Here's a quick comparison:

Goals & Assists – Only shows who finished or set up the final action. Completely ignores luck and chance quality.

Shots on Target – Treats a speculative 35-yarder the same as a tap-in if both are on target. Pretty useless.

Expected Goals (xG) – Shows the real quality of chances being created. Much better predictor of future performance.

Expected Possession Value – Identifies the players building attacks, not just finishing them. Gold for spotting undervalued players.

Putting It All Together

The best prediction systems don't just use one approach.

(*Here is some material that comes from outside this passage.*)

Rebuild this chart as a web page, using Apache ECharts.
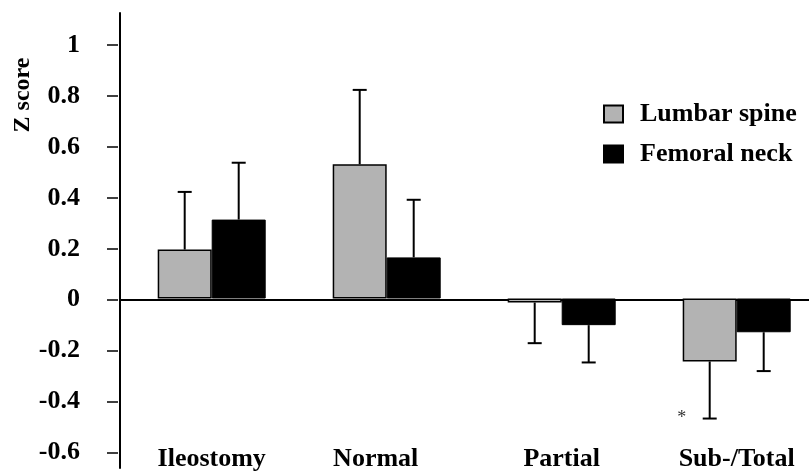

They're hybrid models that combine the statistical backbone of Poisson distribution with machine learning that can spot patterns no human could see.

They get fed everything: historical results, possession stats, shots, all the advanced metrics, plus real-time stuff that can swing a match – injuries, suspensions, whether a team's been on a European trip and is playing 72 hours later in a different time zone.

This is where it gets clever. A basic model might see Arsenal at home against Brentford and heavily favor Arsenal. But the hybrid model knows Arsenal's two best central defenders are out, their backup left-back has never started a Premier League match, and Brentford have scored from set pieces in six straight games. Suddenly that 75% Arsenal win probability drops to 58%.

What This Actually Means in Practice

If you're betting seriously, you're looking for value – situations where your model thinks the real probability is significantly different from what the bookies are offering. If your model says Arsenal have a 58% chance but the bookies are pricing them at 75%, that's potentially a valuable bet on Brentford or the draw.

But let's be clear about something: these are still just probabilities. Football isn't chess. There are things no algorithm can account for.

The mental side of a north London derby. A manager completely changing tactics at halftime. Some 19-year-old substitute scoring a screamer out of nowhere. A referee bottling a clear penalty decision that changes everything.

The models are brilliant tools. They're not crystal balls. Anyone telling you they've "cracked" football prediction is either lying or deluded.

Where This Is All Heading

The next step? Real-time prediction updates during matches. Player tracking data from GPS systems will feed into models that adjust probabilities as the game unfolds. Salah's sprinting numbers drop after 60 minutes? The model recalculates Liverpool's attacking threat accordingly.

The systems are also getting better at learning from their mistakes. Every wrong prediction gets analyzed – why was the model off? What did it miss? The internal weightings get adjusted. Next time, it's slightly more accurate.

For fans and bettors, this means better information. Not certainty – you'll never get that – but significantly better tools for understanding what's actually happening on the pitch beyond just watching 22 players kick a ball around.

The days of trusting your mate Dave's "inside knowledge" from the pub are done. If you're serious about understanding football, the numbers are where it's at.